begin

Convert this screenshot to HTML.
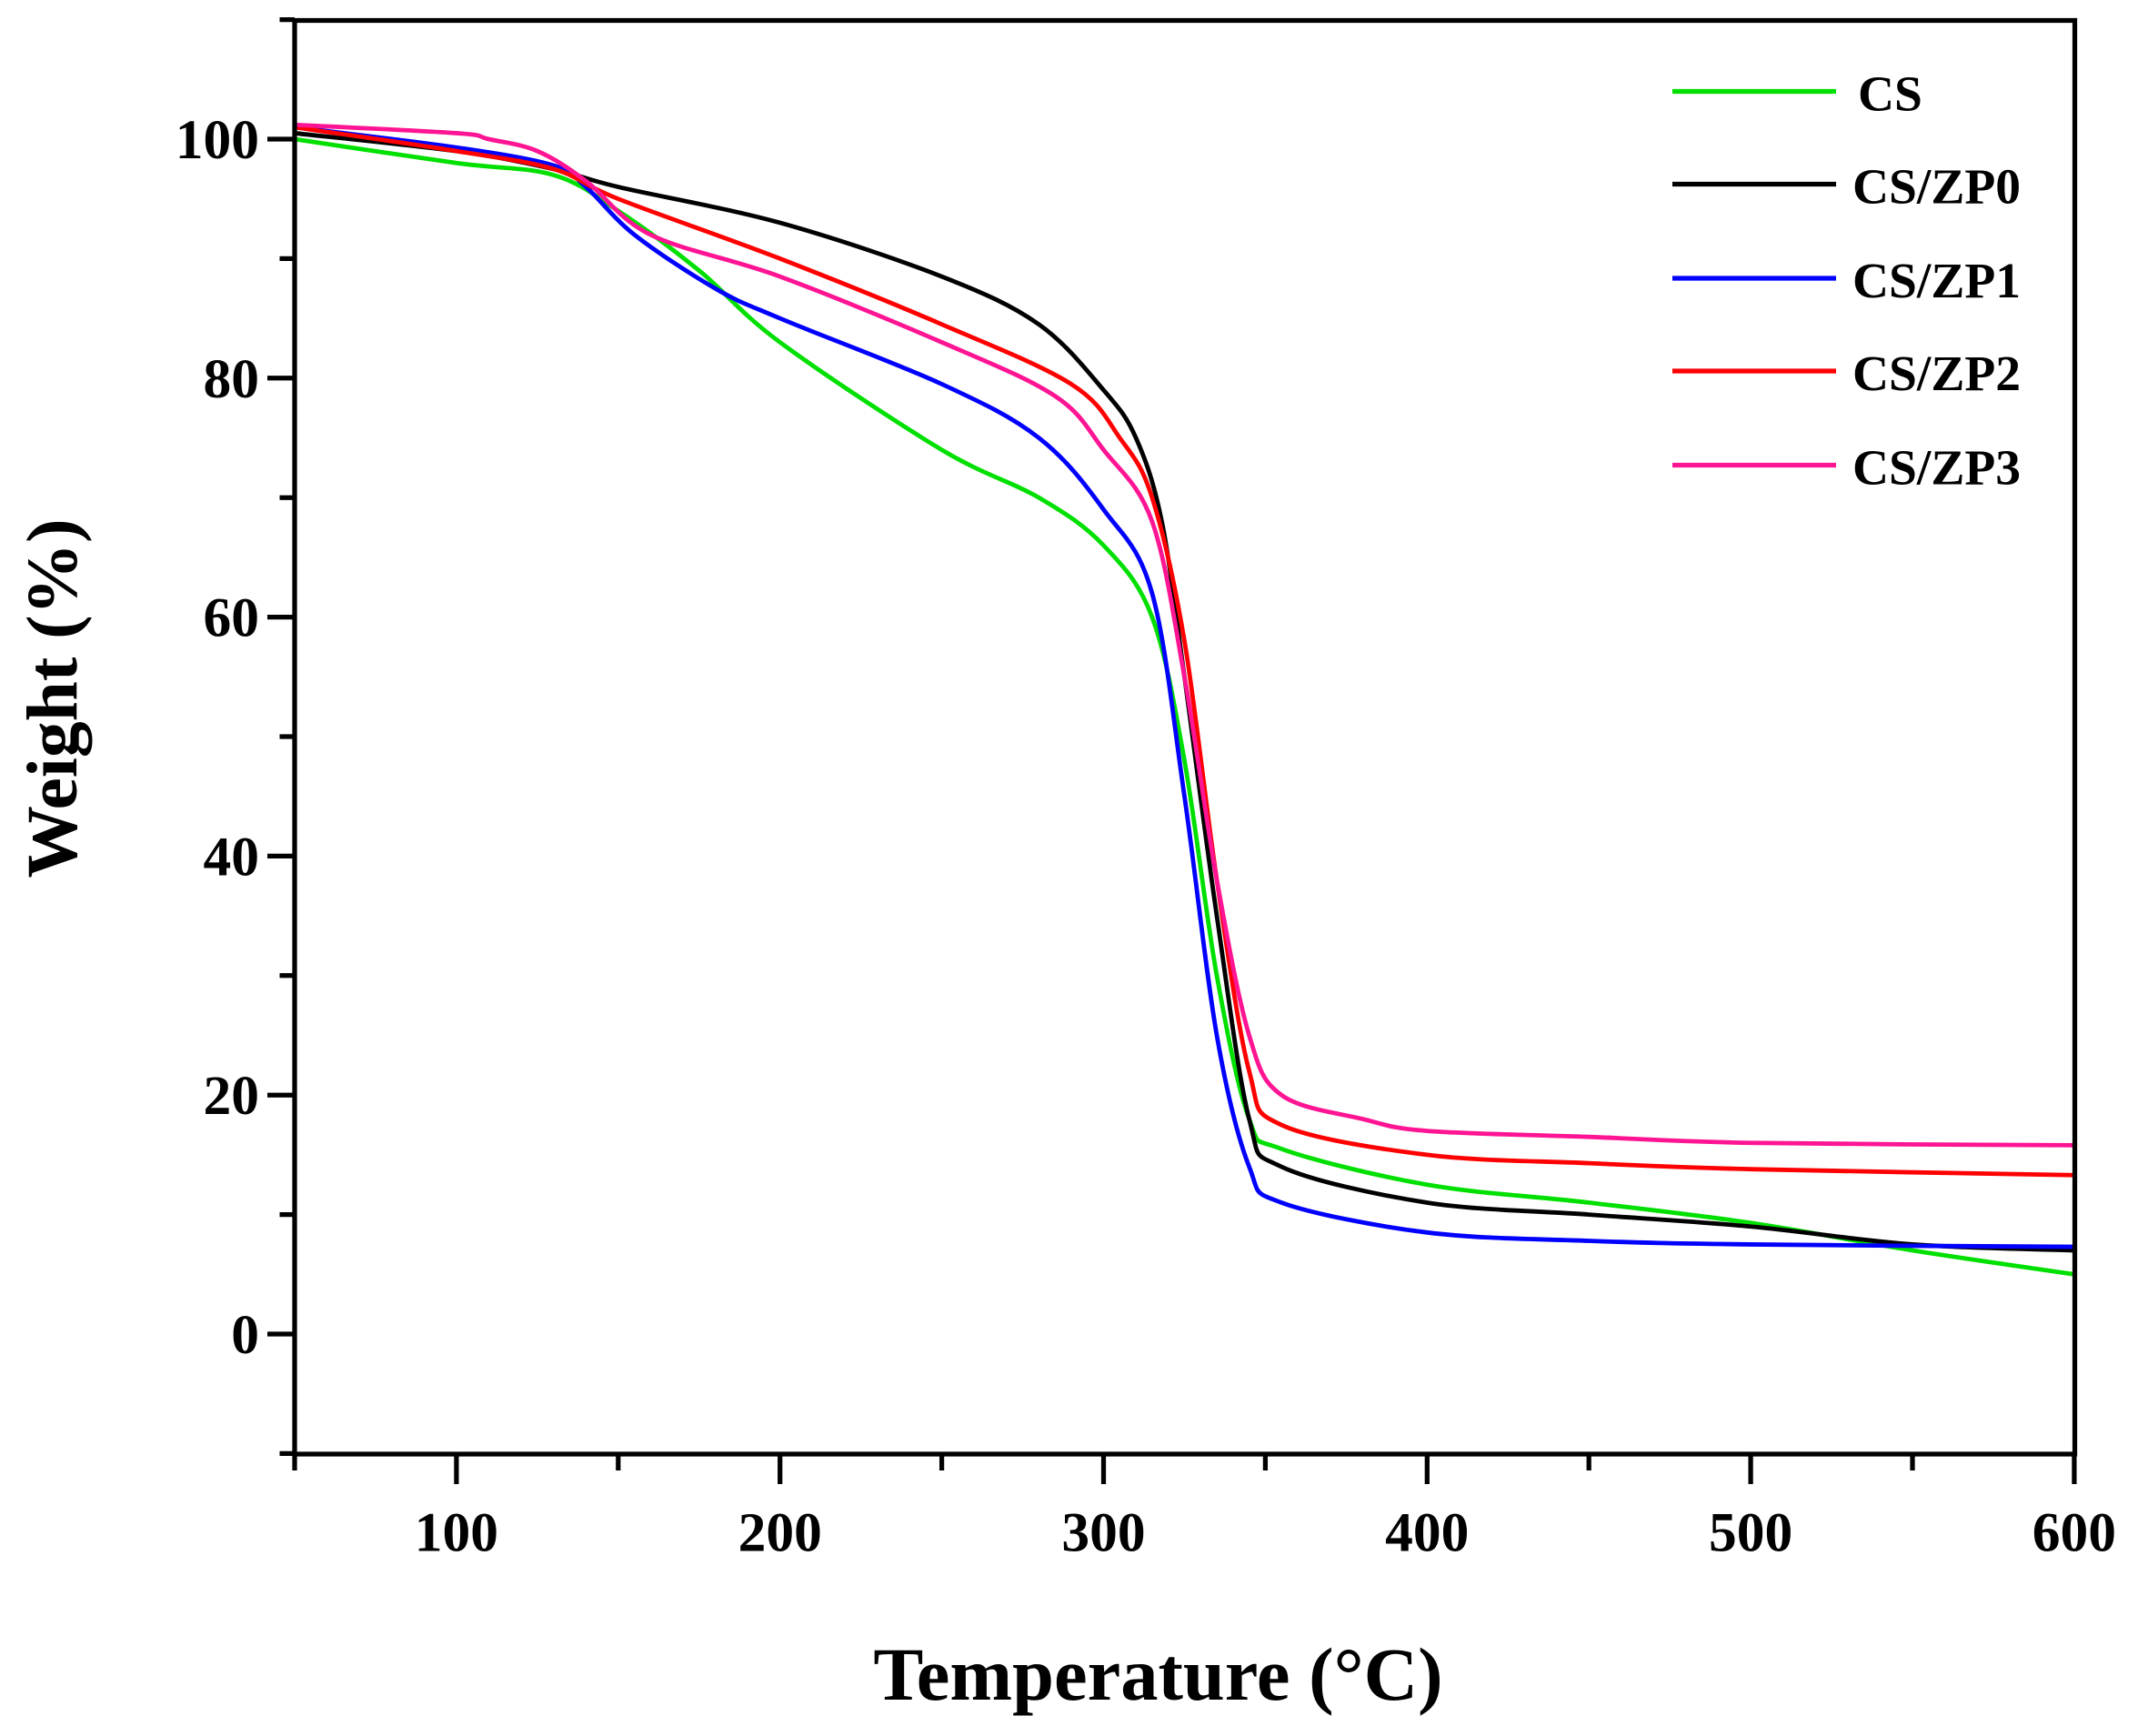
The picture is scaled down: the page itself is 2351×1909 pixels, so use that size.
<!DOCTYPE html>
<html><head><meta charset="utf-8"><style>
html,body{margin:0;padding:0;background:#fff;}
svg{display:block;}
text{font-family:"Liberation Serif",serif;font-weight:bold;fill:#000;}
</style></head><body>
<svg id="s" width="2351" height="1909" viewBox="0 0 1567.33 1272.67" preserveAspectRatio="none" xmlns="http://www.w3.org/2000/svg">
<rect x="0" y="0" width="1568" height="1273" fill="#fff"/>
<g id="curves" fill="none" stroke-width="3.2" stroke-linejoin="round"></g>
<rect x="216" y="15" width="1305" height="1051" fill="none" stroke="#000" stroke-width="3.5"/>
<g id="ticks" stroke="#000" stroke-width="3.5"></g>
<g id="labels" font-size="41"></g>
<text x="849" y="1246" font-size="55" text-anchor="middle">Temperature (°C)</text>
<text transform="translate(56,512) rotate(-90)" font-size="53" text-anchor="middle">Weight (%)</text>
<g id="legend" font-size="37"></g>
</svg>
<script>
const X=t=>216+(t-50)*2.372, Y=w=>978-w*8.76;
const series=[
["#00e000","CS",[[50,100],[100,98],[130,97],[150,94],[175,89],[200,83],[250,74],[280,70],[300,66],[315,60],[325,48],[335,30],[345,18],[355,15.5],[400,12.5],[450,11],[500,9.3],[550,7],[600,5]]],
["#000000","CS/ZP0",[[50,100.5],[100,99],[130,97.5],[150,96],[200,93],[250,88.5],[280,84.5],[300,79],[310,75],[318,68],[325,55],[335,35],[345,18],[355,14],[400,11],[450,10],[500,9],[550,7.5],[600,7]]],
["#0000ff","CS/ZP1",[[50,101],[100,99.3],[130,97.8],[140,96],[155,92],[180,87.5],[200,85],[250,79.5],[280,75],[300,69],[315,62],[325,45],[335,25],[345,14],[355,11],[400,8.5],[450,7.8],[500,7.5],[600,7.3]]],
["#ff0000","CS/ZP2",[[50,101],[100,99],[130,97.5],[150,95],[200,90],[250,84.5],[290,79.5],[305,75],[315,70],[325,58],[335,38],[345,22],[355,17.5],[400,15],[450,14.3],[500,13.8],[600,13.3]]],
["#ff1493","CS/ZP3",[[50,101.2],[100,100.5],[110,100],[125,99],[140,96.5],[160,92],[200,88.5],[250,83],[285,78.5],[300,74],[315,68],[325,55],[335,38],[345,25],[355,20],[380,18],[400,17],[450,16.5],[500,16],[600,15.8]]]
];
const ns="http://www.w3.org/2000/svg";
function el(tag,attrs,parent,txt){const e=document.createElementNS(ns,tag);for(const k in attrs)e.setAttribute(k,attrs[k]);if(txt!==undefined)e.textContent=txt;parent.appendChild(e);return e;}
const cg=document.getElementById('curves');
series.forEach(([c,n,pts])=>{
  const P=pts.map(p=>[X(p[0]),Y(p[1])]);
  let d=`M${P[0][0]},${P[0][1]}`;
  for(let i=0;i<P.length-1;i++){
    const p0=P[i-1]||P[i],p1=P[i],p2=P[i+1],p3=P[i+2]||P[i+1];
    const c1=[p1[0]+(p2[0]-p0[0])/6,p1[1]+(p2[1]-p0[1])/6];
    const c2=[p2[0]-(p3[0]-p1[0])/6,p2[1]-(p3[1]-p1[1])/6];
    d+=` C${c1[0]},${c1[1]} ${c2[0]},${c2[1]} ${p2[0]},${p2[1]}`;
  }
  el('path',{d,stroke:c},cg);
});
const tg=document.getElementById('ticks'),lg=document.getElementById('labels');
for(let t=50;t<=600;t+=50){const x=X(t);const maj=t%100==0;el('line',{x1:x,y1:1066,x2:x,y2:1066+(maj?22:12)},tg);if(maj)el('text',{x:x,y:1137,'text-anchor':'middle'},lg,t);}
for(let w=-10;w<=110;w+=10){const y=Y(w);const maj=w%20==0;el('line',{x1:216,y1:y,x2:216-(maj?20:11),y2:y},tg);if(maj)el('text',{x:190,y:y+14,'text-anchor':'end'},lg,w);}
const leg=document.getElementById('legend');
[67,135,204,272,341].forEach((y,i)=>{el('line',{x1:1226,y1:y,x2:1346,y2:y,stroke:series[i][0],'stroke-width':3.5},leg);el('text',{x:i==0?1362:1358,y:y+14},leg,series[i][1]);});
</script>
</body></html>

end

Given request
Transcribe the material exactly, and leave out whatever pictures it holds.

Answer below
Convert this screenshot to HTML.
The picture is scaled down: the page itself is 2351×1909 pixels, so use that size.
<!DOCTYPE html>
<html><head><meta charset="utf-8"><style>
html,body{margin:0;padding:0;background:#fff;}
svg{display:block;}
text{font-family:"Liberation Serif",serif;font-weight:bold;fill:#000;}
</style></head><body>
<svg id="s" width="2351" height="1909" viewBox="0 0 1567.33 1272.67" preserveAspectRatio="none" xmlns="http://www.w3.org/2000/svg">
<rect x="0" y="0" width="1568" height="1273" fill="#fff"/>
<g id="curves" fill="none" stroke-width="3.2" stroke-linejoin="round"></g>
<rect x="216" y="15" width="1305" height="1051" fill="none" stroke="#000" stroke-width="3.5"/>
<g id="ticks" stroke="#000" stroke-width="3.5"></g>
<g id="labels" font-size="41"></g>
<text x="849" y="1246" font-size="55" text-anchor="middle">Temperature (°C)</text>
<text transform="translate(56,512) rotate(-90)" font-size="53" text-anchor="middle">Weight (%)</text>
<g id="legend" font-size="37"></g>
</svg>
<script>
const X=t=>216+(t-50)*2.372, Y=w=>978-w*8.76;
const series=[
["#00e000","CS",[[50,100],[100,98],[130,97],[150,94],[175,89],[200,83],[250,74],[280,70],[300,66],[315,60],[325,48],[335,30],[345,18],[355,15.5],[400,12.5],[450,11],[500,9.3],[550,7],[600,5]]],
["#000000","CS/ZP0",[[50,100.5],[100,99],[130,97.5],[150,96],[200,93],[250,88.5],[280,84.5],[300,79],[310,75],[318,68],[325,55],[335,35],[345,18],[355,14],[400,11],[450,10],[500,9],[550,7.5],[600,7]]],
["#0000ff","CS/ZP1",[[50,101],[100,99.3],[130,97.8],[140,96],[155,92],[180,87.5],[200,85],[250,79.5],[280,75],[300,69],[315,62],[325,45],[335,25],[345,14],[355,11],[400,8.5],[450,7.8],[500,7.5],[600,7.3]]],
["#ff0000","CS/ZP2",[[50,101],[100,99],[130,97.5],[150,95],[200,90],[250,84.5],[290,79.5],[305,75],[315,70],[325,58],[335,38],[345,22],[355,17.5],[400,15],[450,14.3],[500,13.8],[600,13.3]]],
["#ff1493","CS/ZP3",[[50,101.2],[100,100.5],[110,100],[125,99],[140,96.5],[160,92],[200,88.5],[250,83],[285,78.5],[300,74],[315,68],[325,55],[335,38],[345,25],[355,20],[380,18],[400,17],[450,16.5],[500,16],[600,15.8]]]
];
const ns="http://www.w3.org/2000/svg";
function el(tag,attrs,parent,txt){const e=document.createElementNS(ns,tag);for(const k in attrs)e.setAttribute(k,attrs[k]);if(txt!==undefined)e.textContent=txt;parent.appendChild(e);return e;}
const cg=document.getElementById('curves');
series.forEach(([c,n,pts])=>{
  const P=pts.map(p=>[X(p[0]),Y(p[1])]);
  let d=`M${P[0][0]},${P[0][1]}`;
  for(let i=0;i<P.length-1;i++){
    const p0=P[i-1]||P[i],p1=P[i],p2=P[i+1],p3=P[i+2]||P[i+1];
    const c1=[p1[0]+(p2[0]-p0[0])/6,p1[1]+(p2[1]-p0[1])/6];
    const c2=[p2[0]-(p3[0]-p1[0])/6,p2[1]-(p3[1]-p1[1])/6];
    d+=` C${c1[0]},${c1[1]} ${c2[0]},${c2[1]} ${p2[0]},${p2[1]}`;
  }
  el('path',{d,stroke:c},cg);
});
const tg=document.getElementById('ticks'),lg=document.getElementById('labels');
for(let t=50;t<=600;t+=50){const x=X(t);const maj=t%100==0;el('line',{x1:x,y1:1066,x2:x,y2:1066+(maj?22:12)},tg);if(maj)el('text',{x:x,y:1137,'text-anchor':'middle'},lg,t);}
for(let w=-10;w<=110;w+=10){const y=Y(w);const maj=w%20==0;el('line',{x1:216,y1:y,x2:216-(maj?20:11),y2:y},tg);if(maj)el('text',{x:190,y:y+14,'text-anchor':'end'},lg,w);}
const leg=document.getElementById('legend');
[67,135,204,272,341].forEach((y,i)=>{el('line',{x1:1226,y1:y,x2:1346,y2:y,stroke:series[i][0],'stroke-width':3.5},leg);el('text',{x:i==0?1362:1358,y:y+14},leg,series[i][1]);});
</script>
</body></html>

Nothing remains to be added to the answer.